Skip the pictures. Set down, word for word, the lines from the start of the material up to and including the line with "(0,0) rectangle (1024,768);".

══ Dataset excerpt

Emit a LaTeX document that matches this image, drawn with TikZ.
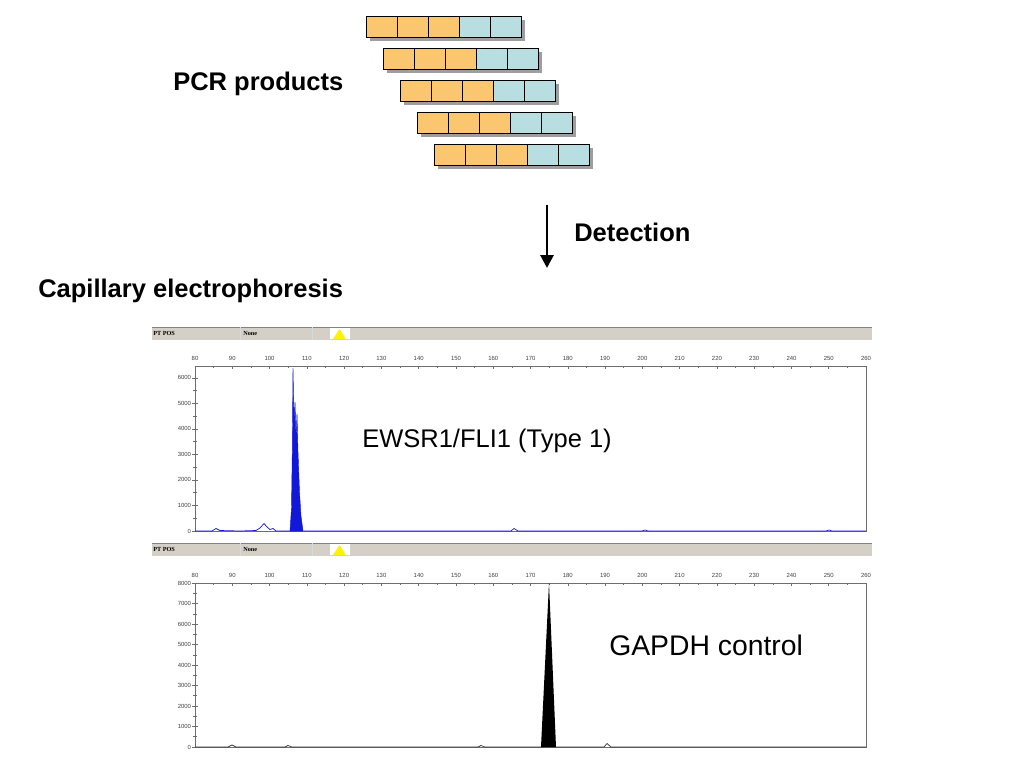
\documentclass[tikz,border=0pt]{standalone}
\usepackage{fontspec}
\setmainfont{Liberation Sans}
\newfontfamily\winfont{Liberation Serif}
\usetikzlibrary{arrows.meta}

\definecolor{pcrorange}{RGB}{250,199,112}
\definecolor{pcrblue}{RGB}{184,222,226}
\definecolor{wingray}{RGB}{212,208,200}
\definecolor{peakblue}{RGB}{18,24,215}
\definecolor{axisgray}{RGB}{110,110,110}

\newcommand{\bpx}[1]{195+(#1-80)*3.728}

\tikzset{
  bigbold/.style={font=\bfseries\fontsize{18}{21}\selectfont, inner sep=0pt},
  bigtext/.style={font=\fontsize{#1}{#1}\selectfont, inner sep=0pt},
  hdrtext/.style={font=\winfont\bfseries\fontsize{4.4}{5}\selectfont, inner sep=0pt, anchor=west},
  ticktext/.style={font=\fontsize{4.2}{5}\selectfont, text=black!75, inner sep=0.5pt},
  cellbox/.style={draw=black, line width=0.6pt}
}

\begin{document}
\begin{tikzpicture}[x=0.24805mm,y=-0.24805mm]
\useasboundingbox (0,0) rectangle (1024,768);

% PCR products
\foreach \r in {0,...,4} {
  \pgfmathsetmacro{\xa}{366+17*\r}
  \pgfmathsetmacro{\ya}{16+32*\r}
  \fill[black!38] (\xa+4,\ya+4) rectangle (\xa+159,\ya+25);
  \foreach \c/\col in {0/pcrorange,1/pcrorange,2/pcrorange,3/pcrblue,4/pcrblue} {
    \filldraw[cellbox, fill=\col] (\xa+31*\c,\ya) rectangle (\xa+31*\c+31,\ya+21);
  }
}
\node[bigbold, anchor=base west] (pcr) at (173,91) {PCR products};

% detection arrow
\coordinate (dtop) at (547,205);
\coordinate (dbot) at (547,268);
\draw[-{Triangle[length=9pt,width=9pt]}, line width=2pt] (dtop) -- (dbot);
\node[bigbold, anchor=base west] (detect) at (574,241) {Detection};
\node[bigbold, anchor=base west] (capel) at (38,297) {Capillary electrophoresis};

% upper trace
\fill[wingray] (152,327) rectangle (872,340);
\draw[gray] (152,327) -- (872,327);
\draw[white!70!gray] (240,327) -- (240,340) (312,327) -- (312,340);
\fill[white] (330,328) rectangle (350,339);
\fill[yellow] (333,339) -- (339.5,329) -- (346,339) -- cycle;
\node[hdrtext] (pos1) at (153,333.5) {PT POS};
\node[hdrtext] (name1) at (243,333.5) {None};

\draw[axisgray, line width=0.6pt] (195,531) -- (195,366) -- (866,366) -- (866,531) -- cycle;
\foreach \b in {80,90,...,260} {
  \draw[axisgray, line width=0.4pt] ({\bpx{\b}},366) -- ({\bpx{\b}},369);
  \node[ticktext, anchor=south] (ua\b) at ({\bpx{\b}},362) {\b};
}
\foreach \b in {85,95,...,255}
  \draw[axisgray, line width=0.4pt] ({\bpx{\b}},366) -- ({\bpx{\b}},368);
\foreach \v in {0,1000,...,6000} {
  \draw[axisgray, line width=0.4pt] (192,{531-\v*0.02553}) -- (198,{531-\v*0.02553});
  \node[ticktext, anchor=east] (ub\v) at (192,{531-\v*0.02553}) {\v};
}
\foreach \v in {500,1500,...,5500}
  \draw[axisgray, line width=0.4pt] (193,{531-\v*0.02553}) -- (197,{531-\v*0.02553});

\draw[peakblue, line width=0.5pt] (195,531) -- (212,531) -- (216,528.5) -- (220,530.5) -- (240,531)
  -- (256,530.5) -- (260,528) -- (264,523.5) -- (267,527) -- (270,529.5) -- (273,528.5) -- (276,531)
  -- (290,531) -- (303,531) -- (511,531) -- (514,528.5) -- (518,531) -- (642,531) -- (645,530) -- (648,531)
  -- (826,531) -- (829,530) -- (832,531) -- (866,531);
\filldraw[peakblue, line width=0.3pt] (290,531) -- (291.5,508) -- (292.3,450) -- (293,368) -- (294,420)
  -- (295,402) -- (296,438) -- (297,414) -- (298,452) -- (299.5,492) -- (301,516) -- (303,531) -- cycle;
\node[bigtext=18, anchor=base west] (ewsr) at (362,447) {EWSR1/FLI1 (Type 1)};

% lower trace
\fill[wingray] (152,543) rectangle (872,556);
\draw[gray] (152,543) -- (872,543);
\draw[white!70!gray] (240,543) -- (240,556) (312,543) -- (312,556);
\fill[white] (330,544) rectangle (350,555);
\fill[yellow] (333,555) -- (339.5,545) -- (346,555) -- cycle;
\node[hdrtext] (pos2) at (153,549.5) {PT POS};
\node[hdrtext] (name2) at (243,549.5) {None};

\draw[axisgray, line width=0.6pt] (195,747) -- (195,583) -- (866,583) -- (866,747) -- cycle;
\foreach \b in {80,90,...,260} {
  \draw[axisgray, line width=0.4pt] ({\bpx{\b}},583) -- ({\bpx{\b}},586);
  \node[ticktext, anchor=south] (la\b) at ({\bpx{\b}},579) {\b};
}
\foreach \b in {85,95,...,255}
  \draw[axisgray, line width=0.4pt] ({\bpx{\b}},583) -- ({\bpx{\b}},585);
\foreach \v in {0,1000,...,8000} {
  \draw[axisgray, line width=0.4pt] (192,{747-\v*0.0205}) -- (198,{747-\v*0.0205});
  \node[ticktext, anchor=east] (lb\v) at (192,{747-\v*0.0205}) {\v};
}
\foreach \v in {500,1500,...,7500}
  \draw[axisgray, line width=0.4pt] (193,{747-\v*0.0205}) -- (197,{747-\v*0.0205});

\draw[black!80, line width=0.5pt] (195,747) -- (228,747) -- (232,745) -- (236,747) -- (285,747)
  -- (288,745.5) -- (292,747) -- (478,747) -- (481,745.5) -- (485,747) -- (604,747) -- (607,743.5)
  -- (611,747) -- (866,747);
\fill[black] (541,747) -- (549,583) -- (556,747) -- cycle;
\node[bigtext=20, anchor=base west] (gapdh) at (609,655) {GAPDH control};
\end{tikzpicture}
\end{document}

════

[Final result]
Emit a LaTeX document that matches this image, drawn with TikZ.
\documentclass[tikz,border=0pt]{standalone}
\usepackage{fontspec}
\setmainfont{Liberation Sans}
\newfontfamily\winfont{Liberation Serif}
\usetikzlibrary{arrows.meta}

\definecolor{pcrorange}{RGB}{250,199,112}
\definecolor{pcrblue}{RGB}{184,222,226}
\definecolor{wingray}{RGB}{212,208,200}
\definecolor{peakblue}{RGB}{18,24,215}
\definecolor{axisgray}{RGB}{110,110,110}

\newcommand{\bpx}[1]{195+(#1-80)*3.728}

\tikzset{
  bigbold/.style={font=\bfseries\fontsize{18}{21}\selectfont, inner sep=0pt},
  bigtext/.style={font=\fontsize{#1}{#1}\selectfont, inner sep=0pt},
  hdrtext/.style={font=\winfont\bfseries\fontsize{4.4}{5}\selectfont, inner sep=0pt, anchor=west},
  ticktext/.style={font=\fontsize{4.2}{5}\selectfont, text=black!75, inner sep=0.5pt},
  cellbox/.style={draw=black, line width=0.6pt}
}

\begin{document}
\begin{tikzpicture}[x=0.24805mm,y=-0.24805mm]
\useasboundingbox (0,0) rectangle (1024,768);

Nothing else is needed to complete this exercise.